Inside the HQ –which had gold painted alabaster columns – a line of young models in black evening gowns handed out gift bags next to a statue of Indian deity carrying a giant bottle of Finlandia on her head. (Mr Ovaysi was later to register both Finlandia and its maker, Brown-Forman, as his own).

Reports varied about exactly how rich Mr Ovaysi was and exactly how much money he was going to invest in Ukraine. But they all agreed there were going to be lots of jobs making alcohol for export. And that this was big deal. The former head of the regional police joined his firm as a business development manager. Mr Ovaysi’s UB-Groupe practically became a household name, sponsoring a big screen fan zone for the 2016 European football finals and a beauty contest, which Mr Ovaysi judged.

Six months later news reports were saying wages at UB-Groupe were two months in arrears, rent was owed and the firm had not been able to finance a test batch of vodka. One local news site said relatives had pulled the plug on Mr Ovaysi after he spent $2m. This came after threw a birthday party for himself said to cost more than $10,000.

Later journalists were to dig more. That Hummer? Rented in the neighbouring town, they found out. The logo for UB-Groupe, they discovered, was not the same as Mr Mallya’s business. And Mr Ovaysi, they noted, did not have the youthful good looks of Mr Mallya’s real son, Siddharth.

The Herald:

“The King has no clothes,” declared local internet paper Ternopilskaya Lipa. “That is the only conclusion we can come to after analysing all the facts. But the question is: what was the point of all the lies?”
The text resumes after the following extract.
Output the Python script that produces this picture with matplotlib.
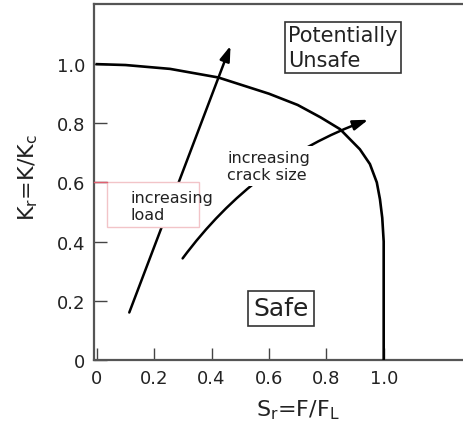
import matplotlib
matplotlib.use("Agg")
import matplotlib.pyplot as plt
from matplotlib.patches import FancyArrowPatch, Rectangle

# failure assessment curve
curve_x = [0.0, 0.10, 0.255, 0.423, 0.60, 0.70, 0.78, 0.848, 0.917, 0.952, 0.976, 0.987, 0.995, 1.0, 1.0]
curve_y = [1.0, 0.997, 0.984, 0.955, 0.90, 0.862, 0.82, 0.780, 0.712, 0.662, 0.600, 0.543, 0.48, 0.40, 0.0]

x_ticks = [0, 0.2, 0.4, 0.6, 0.8, 1.0]
x_tick_labels = ["0", "0.2", "0.4", "0.6", "0.8", "1.0"]
y_ticks = [0, 0.2, 0.4, 0.6, 0.8, 1.0]
y_tick_labels = ["0", "0.2", "0.4", "0.6", "0.8", "1.0"]

# arrows: start and end in data units
load_start, load_end = (0.113, 0.160), (0.466, 1.062)
crack_start, crack_end = (0.299, 0.343), (0.946, 0.812)

fig = plt.figure(figsize=(4.64, 4.27), dpi=100)
ax = fig.add_axes([0.203, 0.155, 0.797, 0.833])

ax.plot(curve_x, curve_y, color="black", linewidth=1.9, zorder=3)

ax.set_xlim(-0.0093, 1.28)
ax.set_ylim(0, 1.203)
ax.set_xticks(x_ticks)
ax.set_xticklabels(x_tick_labels)
ax.set_yticks(y_ticks)
ax.set_yticklabels(y_tick_labels)
ax.tick_params(direction="in", length=9, width=1.0, color="#444444",
               labelsize=13, labelcolor="#222222", pad=6.5)
ax.spines["right"].set_visible(False)
for s in ["left", "top", "bottom"]:
    ax.spines[s].set_color("#555555")
    ax.spines[s].set_linewidth(1.6)

ax.set_xlabel(r"$\mathregular{S_r}$=F/F$\mathregular{_L}$", fontsize=16, color="#222222")
ax.set_ylabel(r"$\mathregular{K_r}$=K/K$\mathregular{_c}$", fontsize=16, color="#222222")
ax.xaxis.set_label_coords(0.551, -0.105)
ax.yaxis.set_label_coords(-0.147, 0.516)

head = "-|>,head_length=0.9,head_width=0.3"
ax.add_patch(FancyArrowPatch(load_start, load_end, arrowstyle=head,
                             mutation_scale=10, color="black", linewidth=1.8,
                             shrinkA=0, shrinkB=0, zorder=4))
ax.add_patch(FancyArrowPatch(crack_start, crack_end, arrowstyle=head,
                             connectionstyle="arc3,rad=-0.15",
                             mutation_scale=10, color="black", linewidth=1.8,
                             shrinkA=0, shrinkB=0, zorder=4))

# pink-edged box that hides the load arrow
ax.add_patch(Rectangle((0.036, 0.450), 0.32, 0.150, facecolor="white",
                       edgecolor="#f2c4c8", linewidth=1.0, zorder=5))
ax.plot([-0.0093, 0.036], [0.6, 0.6], color="#e06070", linewidth=1.0, zorder=5,
        clip_on=False)
ax.text(0.117, 0.52, "increasing\nload", fontsize=11.5, color="#222222",
        va="center", ha="left", linespacing=1.15, zorder=6)

ax.text(0.455, 0.656, "increasing\ncrack size", fontsize=11.5, color="#222222",
        va="center", ha="left", linespacing=1.15, zorder=6,
        bbox=dict(boxstyle="square,pad=0.25", facecolor="white", edgecolor="none"))

ax.text(0.668, 1.055, "Potentially\nUnsafe", fontsize=15, color="#222222",
        va="center", ha="left", linespacing=1.3, zorder=6,
        bbox=dict(boxstyle="square,pad=0.15", facecolor="white",
                  edgecolor="#333333", linewidth=1.2))
ax.text(0.642, 0.175, "Safe", fontsize=18, color="#222222",
        va="center", ha="center", zorder=6,
        bbox=dict(boxstyle="square,pad=0.22", facecolor="white",
                  edgecolor="#333333", linewidth=1.2))

fig.savefig("out.png", dpi=100)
Another local newspaper, Nova, openly compared Mr Ovaysi to Ostap Bender, the legendary “great combinator”, or schemer, or early Soviet satire. He convinced the local elite, said the paper, to invest. A lot of them are very unhappy.

So who is Mr Ovaysi? Where is he from? The “Baron of Spirits” did not respond to letters from The Herald to the address of his London maildrop where he registered his British virtual empire. His email, which was a faked account from Diageo, also did not respond.

A Tofikuddin Rakhmatuddinovich Ovaysi is listed as a sole trader in Moscow. A man of that name also had a small business which says it trades in potatoes. In Ternopil, newspapers believe this to be their “Tofik”.

The virtual tycoon, at least in digital form, did came up with a plan for a new local drink, Vodka Ternopil, or VT-7. Its logo was an angel in a revealing dress and, according to its website, it was presented by “Baron of Spirits Tofikuddin Ovaysi & UBG Family”. In an online appeal for investors, Mr Ovaysi appeared to be concerned that somebody would steal his idea. After a health warning in broken English (“Must don’t Addict”), the site of VT-7 threatens, without a hint of irony, a minimum $1m fine for misuse of its brand.